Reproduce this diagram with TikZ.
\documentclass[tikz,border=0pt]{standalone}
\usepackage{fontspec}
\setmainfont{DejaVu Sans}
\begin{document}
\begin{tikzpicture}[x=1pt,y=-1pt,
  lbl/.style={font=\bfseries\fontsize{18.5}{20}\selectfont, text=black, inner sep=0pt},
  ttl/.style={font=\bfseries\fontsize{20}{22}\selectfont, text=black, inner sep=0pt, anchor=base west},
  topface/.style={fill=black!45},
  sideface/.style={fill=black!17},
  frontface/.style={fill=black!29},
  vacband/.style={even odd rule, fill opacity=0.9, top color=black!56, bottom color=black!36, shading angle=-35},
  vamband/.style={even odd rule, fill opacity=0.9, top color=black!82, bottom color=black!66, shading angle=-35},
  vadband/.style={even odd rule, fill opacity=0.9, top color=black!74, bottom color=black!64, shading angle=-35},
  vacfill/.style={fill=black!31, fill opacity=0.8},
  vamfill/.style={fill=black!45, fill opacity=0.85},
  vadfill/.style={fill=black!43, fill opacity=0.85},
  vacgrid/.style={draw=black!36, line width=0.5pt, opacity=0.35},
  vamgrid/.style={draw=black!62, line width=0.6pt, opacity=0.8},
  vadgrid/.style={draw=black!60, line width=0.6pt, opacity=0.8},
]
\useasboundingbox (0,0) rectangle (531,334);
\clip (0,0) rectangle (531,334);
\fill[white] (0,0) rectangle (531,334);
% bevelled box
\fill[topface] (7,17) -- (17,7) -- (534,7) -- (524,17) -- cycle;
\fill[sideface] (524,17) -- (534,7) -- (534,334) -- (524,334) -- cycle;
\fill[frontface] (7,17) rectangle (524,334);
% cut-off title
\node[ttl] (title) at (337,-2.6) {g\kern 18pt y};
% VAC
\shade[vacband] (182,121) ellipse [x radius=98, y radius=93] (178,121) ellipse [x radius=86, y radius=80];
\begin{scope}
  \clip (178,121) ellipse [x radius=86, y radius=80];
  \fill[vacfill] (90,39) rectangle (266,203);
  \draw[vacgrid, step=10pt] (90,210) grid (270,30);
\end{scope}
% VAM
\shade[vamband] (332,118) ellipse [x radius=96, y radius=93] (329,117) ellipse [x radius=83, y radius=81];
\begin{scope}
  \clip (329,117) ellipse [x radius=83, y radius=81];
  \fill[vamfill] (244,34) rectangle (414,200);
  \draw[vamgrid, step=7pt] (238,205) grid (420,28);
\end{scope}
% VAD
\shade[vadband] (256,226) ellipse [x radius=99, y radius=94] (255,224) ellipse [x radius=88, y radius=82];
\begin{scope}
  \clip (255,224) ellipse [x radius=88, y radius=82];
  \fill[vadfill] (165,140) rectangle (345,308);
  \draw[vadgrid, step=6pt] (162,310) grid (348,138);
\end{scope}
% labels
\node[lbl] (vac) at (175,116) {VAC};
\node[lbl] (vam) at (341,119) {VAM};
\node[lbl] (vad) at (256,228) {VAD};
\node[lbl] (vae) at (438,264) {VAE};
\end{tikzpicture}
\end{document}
***
Give every line of the material again, exactly as it reads.

Reproduce this diagram with TikZ.
\documentclass[tikz,border=0pt]{standalone}
\usepackage{fontspec}
\setmainfont{DejaVu Sans}
\begin{document}
\begin{tikzpicture}[x=1pt,y=-1pt,
  lbl/.style={font=\bfseries\fontsize{18.5}{20}\selectfont, text=black, inner sep=0pt},
  ttl/.style={font=\bfseries\fontsize{20}{22}\selectfont, text=black, inner sep=0pt, anchor=base west},
  topface/.style={fill=black!45},
  sideface/.style={fill=black!17},
  frontface/.style={fill=black!29},
  vacband/.style={even odd rule, fill opacity=0.9, top color=black!56, bottom color=black!36, shading angle=-35},
  vamband/.style={even odd rule, fill opacity=0.9, top color=black!82, bottom color=black!66, shading angle=-35},
  vadband/.style={even odd rule, fill opacity=0.9, top color=black!74, bottom color=black!64, shading angle=-35},
  vacfill/.style={fill=black!31, fill opacity=0.8},
  vamfill/.style={fill=black!45, fill opacity=0.85},
  vadfill/.style={fill=black!43, fill opacity=0.85},
  vacgrid/.style={draw=black!36, line width=0.5pt, opacity=0.35},
  vamgrid/.style={draw=black!62, line width=0.6pt, opacity=0.8},
  vadgrid/.style={draw=black!60, line width=0.6pt, opacity=0.8},
]
\useasboundingbox (0,0) rectangle (531,334);
\clip (0,0) rectangle (531,334);
\fill[white] (0,0) rectangle (531,334);
% bevelled box
\fill[topface] (7,17) -- (17,7) -- (534,7) -- (524,17) -- cycle;
\fill[sideface] (524,17) -- (534,7) -- (534,334) -- (524,334) -- cycle;
\fill[frontface] (7,17) rectangle (524,334);
% cut-off title
\node[ttl] (title) at (337,-2.6) {g\kern 18pt y};
% VAC
\shade[vacband] (182,121) ellipse [x radius=98, y radius=93] (178,121) ellipse [x radius=86, y radius=80];
\begin{scope}
  \clip (178,121) ellipse [x radius=86, y radius=80];
  \fill[vacfill] (90,39) rectangle (266,203);
  \draw[vacgrid, step=10pt] (90,210) grid (270,30);
\end{scope}
% VAM
\shade[vamband] (332,118) ellipse [x radius=96, y radius=93] (329,117) ellipse [x radius=83, y radius=81];
\begin{scope}
  \clip (329,117) ellipse [x radius=83, y radius=81];
  \fill[vamfill] (244,34) rectangle (414,200);
  \draw[vamgrid, step=7pt] (238,205) grid (420,28);
\end{scope}
% VAD
\shade[vadband] (256,226) ellipse [x radius=99, y radius=94] (255,224) ellipse [x radius=88, y radius=82];
\begin{scope}
  \clip (255,224) ellipse [x radius=88, y radius=82];
  \fill[vadfill] (165,140) rectangle (345,308);
  \draw[vadgrid, step=6pt] (162,310) grid (348,138);
\end{scope}
% labels
\node[lbl] (vac) at (175,116) {VAC};
\node[lbl] (vam) at (341,119) {VAM};
\node[lbl] (vad) at (256,228) {VAD};
\node[lbl] (vae) at (438,264) {VAE};
\end{tikzpicture}
\end{document}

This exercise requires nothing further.